Hüseyin Ergül
CİSİMLEŞME VE SONSUZ BOYUTLULUK
''Biz boyutu böyle tanımladık.''diyerek ,sonsuz boyut kavramını o tanımın içinde hapsetmemiz doğru olmaz. Maddenin şekillenmiş haline cisim deniyor ise, bilinen madde şekillerinin dışında, henüz bilinmeyen madde şekilleri, yeni boyutlarla, yeni kavramları ve bunların gerekliliğini içerir. Aklın gömlek değiştirerek değişimi, genleşerek sınırlarının taşması, bu olguları gözlemleyebilen insanlar için yapılan çıkarımlar ,gözlem gücü olmayanlardan çok farklıdır.
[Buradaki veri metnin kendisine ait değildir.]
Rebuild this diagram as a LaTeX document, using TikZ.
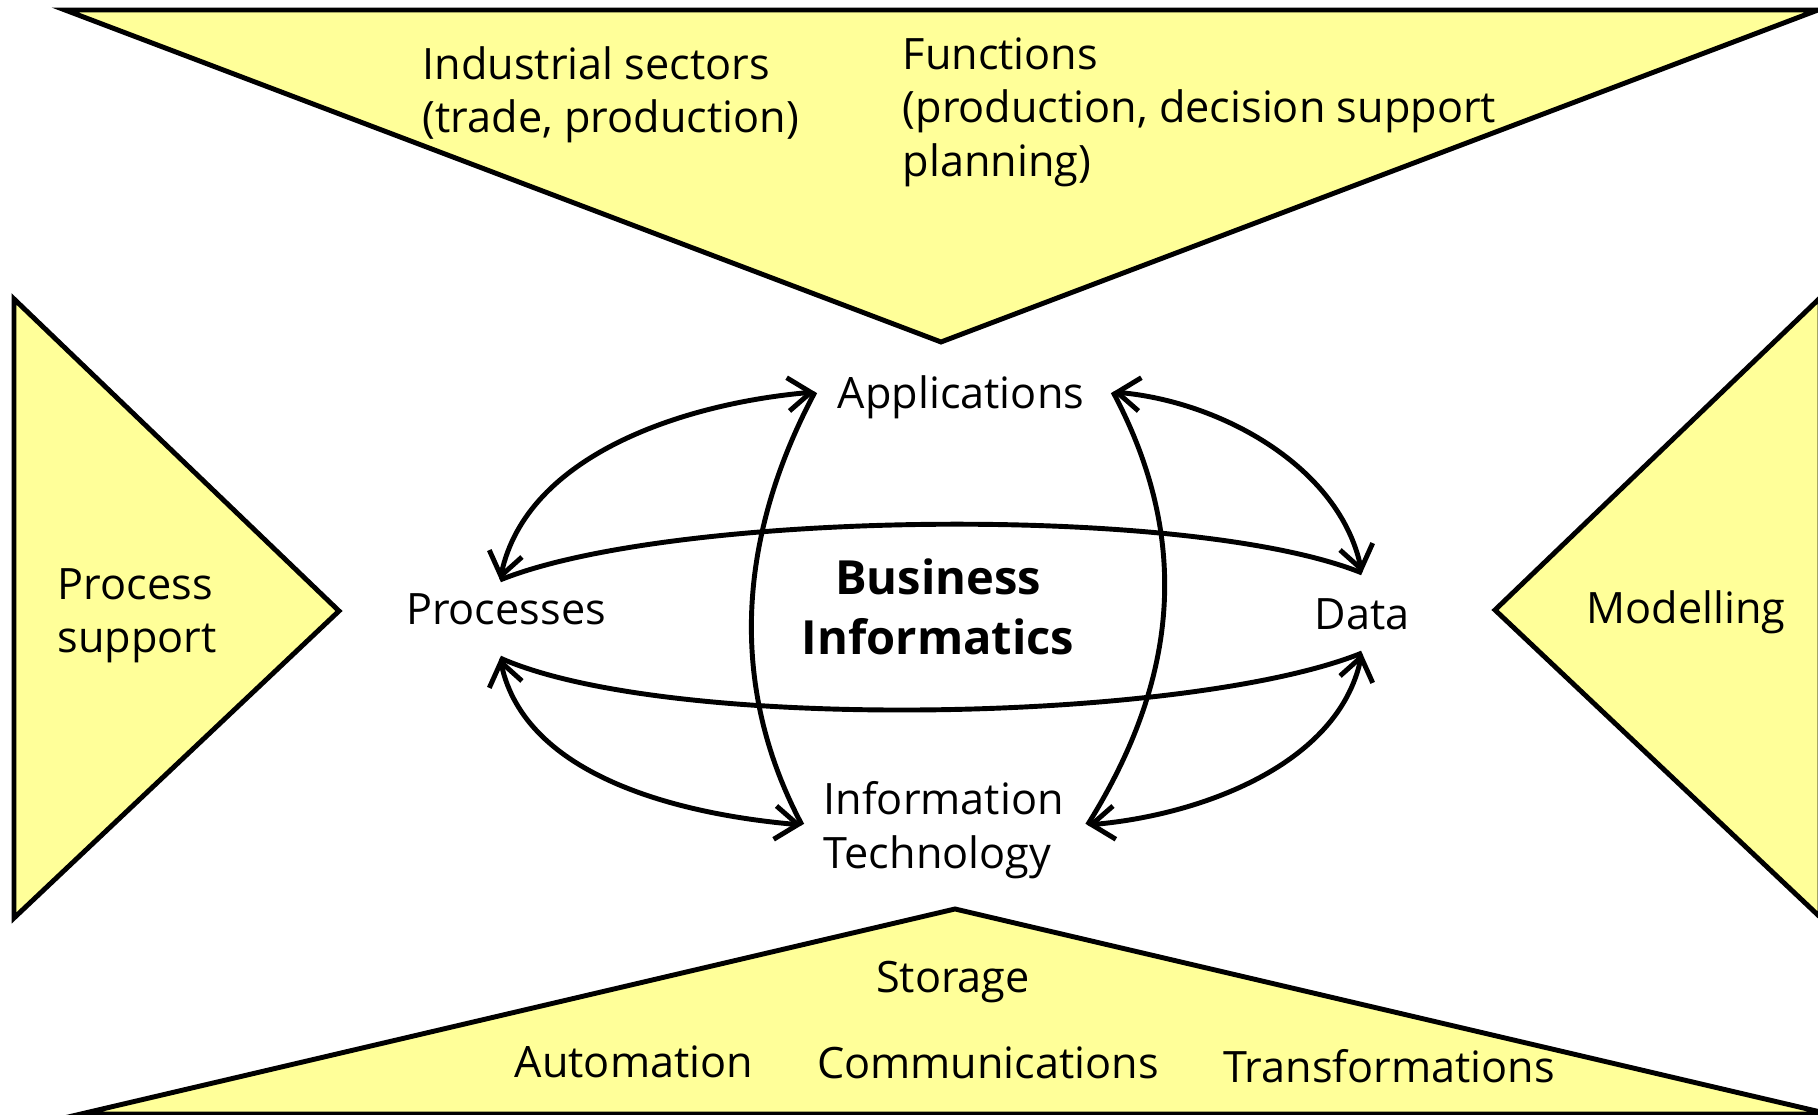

Cisimleşmenin, boyut denilen kavramın değişerek, dönüşmesi olayını görememesi, algı düzeyinin en az seviyelerde oluşlarıyla ilgilidir. Akıl için insan varlığı adına şu sırayı izleyelim. cenin bebek çocuk genç yetişkin ileri yaşlar olgunluk ölüm(bedensel yokluk) Aklın değişim, dönüşüm, gelişim,genleşim gibi kavramları her dönem için farklıdır. Evrende benzer şekilde yorumlanır. Bunada dikkat edilmesi gereken, cenin öncesi hücresel yapı, onun öncesi, moleküler yapı, onunda öncesi atom alem yapısı ve hepsinin de ötesinden, bedenlenmeden önceki alemler var. Bunu biliyor musun, Biliyorum demekle olmaz. Söyle bildiklerini.Sırala... Söyleyecek bir şeyin yoksa. Şu sözü hatırla: Biliyorsan söyle ilminden irfanından faydalansınlar. Bilmiyorsan sus. Otur oturduğun yerde seni bir ,adam sansınlar. Ziya Paşa.... mı? Burada geçen''adam'' sözcüğü insan olmalıydı. Susmak yerine, bilgi ile konuşmak önerilmeliydi. Bilgisi yoksa zaten, söyleyecek bir şeyide olmazdı.